[BEGIN Recorded data]

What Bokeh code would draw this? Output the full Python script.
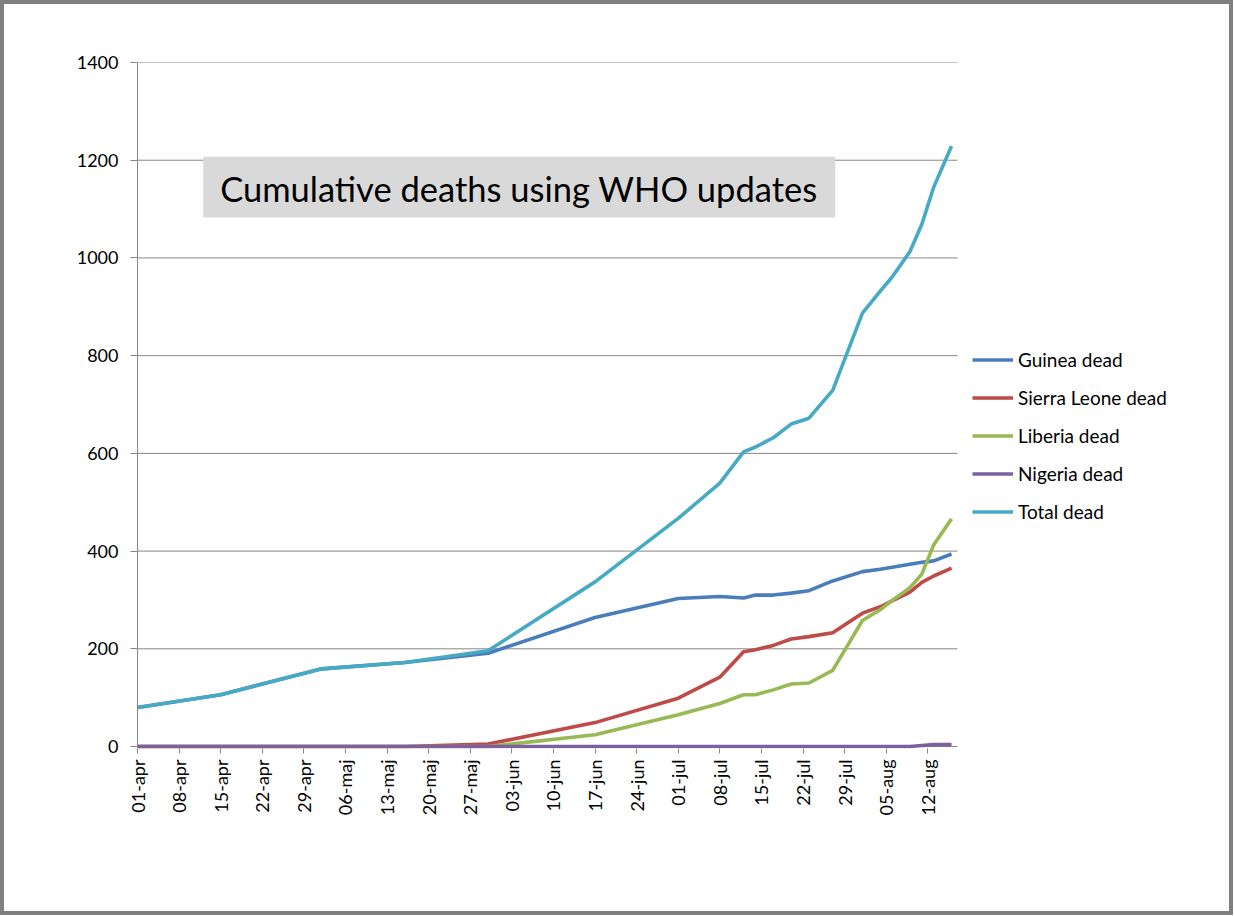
import math
import pandas as pd
from bokeh.plotting import figure
from bokeh.models import (ColumnDataSource, Range1d, FixedTicker, Legend, LegendItem,
                          BoxAnnotation, Label)
from bokeh.embed import file_html
from bokeh.resources import INLINE

# WHO update dates (data as of) and cumulative deaths per country
dates = ["2014-04-01", "2014-04-15", "2014-05-02", "2014-05-16", "2014-05-30",
         "2014-06-17", "2014-07-01", "2014-07-08", "2014-07-12", "2014-07-14",
         "2014-07-17", "2014-07-20", "2014-07-23", "2014-07-27", "2014-08-01",
         "2014-08-04", "2014-08-06", "2014-08-09", "2014-08-11", "2014-08-13",
         "2014-08-16"]
guinea = [80, 106, 159, 172, 191, 264, 303, 307, 304, 310, 310, 314, 319, 339,
          358, 363, 367, 373, 377, 380, 394]
sierra_leone = [0, 0, 0, 0, 5, 49, 99, 142, 194, 198, 207, 220, 225, 233,
                273, 286, 298, 316, 336, 349, 365]
liberia = [0, 0, 0, 0, 0, 24, 65, 88, 106, 106, 116, 128, 130, 156,
           258, 280, 299, 325, 353, 413, 466]
nigeria = [0, 0, 0, 0, 0, 0, 0, 0, 0, 0, 0, 0, 0, 0,
           0, 0, 0, 0, 2, 4, 4]
total = [80, 106, 159, 172, 196, 337, 467, 539, 603, 613, 632, 660, 672, 729,
         887, 932, 961, 1013, 1069, 1145, 1229]

tick_dates = ["2014-04-01", "2014-04-08", "2014-04-15", "2014-04-22", "2014-04-29",
              "2014-05-06", "2014-05-13", "2014-05-20", "2014-05-27", "2014-06-03",
              "2014-06-10", "2014-06-17", "2014-06-24", "2014-07-01", "2014-07-08",
              "2014-07-15", "2014-07-22", "2014-07-29", "2014-08-05", "2014-08-12"]
tick_labels = ["01-apr", "08-apr", "15-apr", "22-apr", "29-apr",
               "06-maj", "13-maj", "20-maj", "27-maj", "03-jun",
               "10-jun", "17-jun", "24-jun", "01-jul", "08-jul",
               "15-jul", "22-jul", "29-jul", "05-aug", "12-aug"]
y_ticks = [0, 200, 400, 600, 800, 1000, 1200, 1400]

FONT = "Lato"
GRAY = "#868686"

W, H = 1233, 915
LEFT, TOP, BOTTOM = 133, 58, 171
# plot area runs 01-apr .. 17-aug (820 px); the frame continues to the right
# edge so the legend can sit beside the plot area
PLOT_W, FRAME_W = 820.0, float(W - LEFT)
# a few units below zero so lines lying on 0 are not cut in half
Y_MIN = -4


def ms(ts):
    return pd.Timestamp(ts).value / 1e6


x0 = ms("2014-04-01")
x_grid_end = ms("2014-08-17")
x1 = x0 + (x_grid_end - x0) * FRAME_W / PLOT_W

src = ColumnDataSource(dict(date=pd.to_datetime(dates), guinea=guinea,
                            sierra=sierra_leone, liberia=liberia,
                            nigeria=nigeria, total=total))

p = figure(width=W, height=H, x_axis_type="datetime",
           x_range=Range1d(x0, x1), y_range=Range1d(Y_MIN, 1400),
           output_backend="svg", toolbar_location=None,
           min_border_left=LEFT, min_border_right=0,
           min_border_top=TOP, min_border_bottom=BOTTOM)
p.styles = {"border": "4px solid #808080"}
p.outline_line_color = None
p.background_fill_color = "white"
p.border_fill_color = "white"

# horizontal gridlines only across the plot area (the one at 0 is the x axis line)
p.xgrid.grid_line_color = None
p.ygrid.grid_line_color = None
p.segment(x0=[x0] * len(y_ticks), x1=[x_grid_end] * len(y_ticks),
          y0=y_ticks, y1=y_ticks, line_color=GRAY, line_width=1)

# axes
tick_ms = [ms(d) for d in tick_dates]
p.xaxis.ticker = FixedTicker(ticks=tick_ms)
p.xaxis.major_label_overrides = dict(zip(tick_ms, tick_labels))
p.xaxis.major_label_orientation = math.pi / 2
p.xaxis.major_label_standoff = 6
p.xaxis.axis_line_color = None
p.yaxis.ticker = FixedTicker(ticks=y_ticks)
p.yaxis.major_label_standoff = 12
p.yaxis.axis_line_color = GRAY
for ax in (p.xaxis, p.yaxis):
    ax.major_tick_line_color = GRAY
    ax.major_tick_in = 0
    ax.major_tick_out = 7
    ax.minor_tick_line_color = None
    ax.major_label_text_font = FONT
    ax.major_label_text_font_size = "18px"
    ax.major_label_text_color = "black"
p.xaxis.major_tick_out = 5

series = [("guinea", "Guinea dead", "#4A7EBB"),
          ("sierra", "Sierra Leone dead", "#BE4B48"),
          ("liberia", "Liberia dead", "#98B954"),
          ("nigeria", "Nigeria dead", "#7D60A0"),
          ("total", "Total dead", "#46AAC5")]
items = []
for col, name, color in series:
    r = p.line("date", col, source=src, line_color=color, line_width=3.6,
               line_join="round")
    items.append(LegendItem(label=name, renderers=[r]))

legend = Legend(items=items, location=(835, 225), orientation="vertical",
                padding=0, margin=0, spacing=15,
                glyph_width=41, glyph_height=23, label_height=23,
                label_standoff=5, border_line_color=None,
                background_fill_alpha=0,
                label_text_font=FONT, label_text_font_size="19px",
                label_text_color="black")
p.add_layout(legend)

# title box
box = BoxAnnotation(left=ms("2014-04-12 01:30"), right=ms("2014-07-27 10:00"),
                    bottom=1083, top=1207, fill_color="#d9d9d9", fill_alpha=1.0,
                    line_color=None)
p.add_layout(box)
title = Label(x=ms("2014-04-14 22:00"), y=1143,
              text="Cumulative deaths using WHO updates",
              text_font=FONT, text_font_size="34.5px", text_color="black",
              text_baseline="alphabetic")
p.add_layout(title)

open("out.html", "w").write(file_html(p, INLINE))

[END Recorded data]

> [Task goal]:
Transcribe the material exactly, leaving every picture out.

> [Response]:
What Bokeh code would draw this? Output the full Python script.
import math
import pandas as pd
from bokeh.plotting import figure
from bokeh.models import (ColumnDataSource, Range1d, FixedTicker, Legend, LegendItem,
                          BoxAnnotation, Label)
from bokeh.embed import file_html
from bokeh.resources import INLINE

# WHO update dates (data as of) and cumulative deaths per country
dates = ["2014-04-01", "2014-04-15", "2014-05-02", "2014-05-16", "2014-05-30",
         "2014-06-17", "2014-07-01", "2014-07-08", "2014-07-12", "2014-07-14",
         "2014-07-17", "2014-07-20", "2014-07-23", "2014-07-27", "2014-08-01",
         "2014-08-04", "2014-08-06", "2014-08-09", "2014-08-11", "2014-08-13",
         "2014-08-16"]
guinea = [80, 106, 159, 172, 191, 264, 303, 307, 304, 310, 310, 314, 319, 339,
          358, 363, 367, 373, 377, 380, 394]
sierra_leone = [0, 0, 0, 0, 5, 49, 99, 142, 194, 198, 207, 220, 225, 233,
                273, 286, 298, 316, 336, 349, 365]
liberia = [0, 0, 0, 0, 0, 24, 65, 88, 106, 106, 116, 128, 130, 156,
           258, 280, 299, 325, 353, 413, 466]
nigeria = [0, 0, 0, 0, 0, 0, 0, 0, 0, 0, 0, 0, 0, 0,
           0, 0, 0, 0, 2, 4, 4]
total = [80, 106, 159, 172, 196, 337, 467, 539, 603, 613, 632, 660, 672, 729,
         887, 932, 961, 1013, 1069, 1145, 1229]

tick_dates = ["2014-04-01", "2014-04-08", "2014-04-15", "2014-04-22", "2014-04-29",
              "2014-05-06", "2014-05-13", "2014-05-20", "2014-05-27", "2014-06-03",
              "2014-06-10", "2014-06-17", "2014-06-24", "2014-07-01", "2014-07-08",
              "2014-07-15", "2014-07-22", "2014-07-29", "2014-08-05", "2014-08-12"]
tick_labels = ["01-apr", "08-apr", "15-apr", "22-apr", "29-apr",
               "06-maj", "13-maj", "20-maj", "27-maj", "03-jun",
               "10-jun", "17-jun", "24-jun", "01-jul", "08-jul",
               "15-jul", "22-jul", "29-jul", "05-aug", "12-aug"]
y_ticks = [0, 200, 400, 600, 800, 1000, 1200, 1400]

FONT = "Lato"
GRAY = "#868686"

W, H = 1233, 915
LEFT, TOP, BOTTOM = 133, 58, 171
# plot area runs 01-apr .. 17-aug (820 px); the frame continues to the right
# edge so the legend can sit beside the plot area
PLOT_W, FRAME_W = 820.0, float(W - LEFT)
# a few units below zero so lines lying on 0 are not cut in half
Y_MIN = -4


def ms(ts):
    return pd.Timestamp(ts).value / 1e6


x0 = ms("2014-04-01")
x_grid_end = ms("2014-08-17")
x1 = x0 + (x_grid_end - x0) * FRAME_W / PLOT_W

src = ColumnDataSource(dict(date=pd.to_datetime(dates), guinea=guinea,
                            sierra=sierra_leone, liberia=liberia,
                            nigeria=nigeria, total=total))

p = figure(width=W, height=H, x_axis_type="datetime",
           x_range=Range1d(x0, x1), y_range=Range1d(Y_MIN, 1400),
           output_backend="svg", toolbar_location=None,
           min_border_left=LEFT, min_border_right=0,
           min_border_top=TOP, min_border_bottom=BOTTOM)
p.styles = {"border": "4px solid #808080"}
p.outline_line_color = None
p.background_fill_color = "white"
p.border_fill_color = "white"

# horizontal gridlines only across the plot area (the one at 0 is the x axis line)
p.xgrid.grid_line_color = None
p.ygrid.grid_line_color = None
p.segment(x0=[x0] * len(y_ticks), x1=[x_grid_end] * len(y_ticks),
          y0=y_ticks, y1=y_ticks, line_color=GRAY, line_width=1)

# axes
tick_ms = [ms(d) for d in tick_dates]
p.xaxis.ticker = FixedTicker(ticks=tick_ms)
p.xaxis.major_label_overrides = dict(zip(tick_ms, tick_labels))
p.xaxis.major_label_orientation = math.pi / 2
p.xaxis.major_label_standoff = 6
p.xaxis.axis_line_color = None
p.yaxis.ticker = FixedTicker(ticks=y_ticks)
p.yaxis.major_label_standoff = 12
p.yaxis.axis_line_color = GRAY
for ax in (p.xaxis, p.yaxis):
    ax.major_tick_line_color = GRAY
    ax.major_tick_in = 0
    ax.major_tick_out = 7
    ax.minor_tick_line_color = None
    ax.major_label_text_font = FONT
    ax.major_label_text_font_size = "18px"
    ax.major_label_text_color = "black"
p.xaxis.major_tick_out = 5

series = [("guinea", "Guinea dead", "#4A7EBB"),
          ("sierra", "Sierra Leone dead", "#BE4B48"),
          ("liberia", "Liberia dead", "#98B954"),
          ("nigeria", "Nigeria dead", "#7D60A0"),
          ("total", "Total dead", "#46AAC5")]
items = []
for col, name, color in series:
    r = p.line("date", col, source=src, line_color=color, line_width=3.6,
               line_join="round")
    items.append(LegendItem(label=name, renderers=[r]))

legend = Legend(items=items, location=(835, 225), orientation="vertical",
                padding=0, margin=0, spacing=15,
                glyph_width=41, glyph_height=23, label_height=23,
                label_standoff=5, border_line_color=None,
                background_fill_alpha=0,
                label_text_font=FONT, label_text_font_size="19px",
                label_text_color="black")
p.add_layout(legend)

# title box
box = BoxAnnotation(left=ms("2014-04-12 01:30"), right=ms("2014-07-27 10:00"),
                    bottom=1083, top=1207, fill_color="#d9d9d9", fill_alpha=1.0,
                    line_color=None)
p.add_layout(box)
title = Label(x=ms("2014-04-14 22:00"), y=1143,
              text="Cumulative deaths using WHO updates",
              text_font=FONT, text_font_size="34.5px", text_color="black",
              text_baseline="alphabetic")
p.add_layout(title)

open("out.html", "w").write(file_html(p, INLINE))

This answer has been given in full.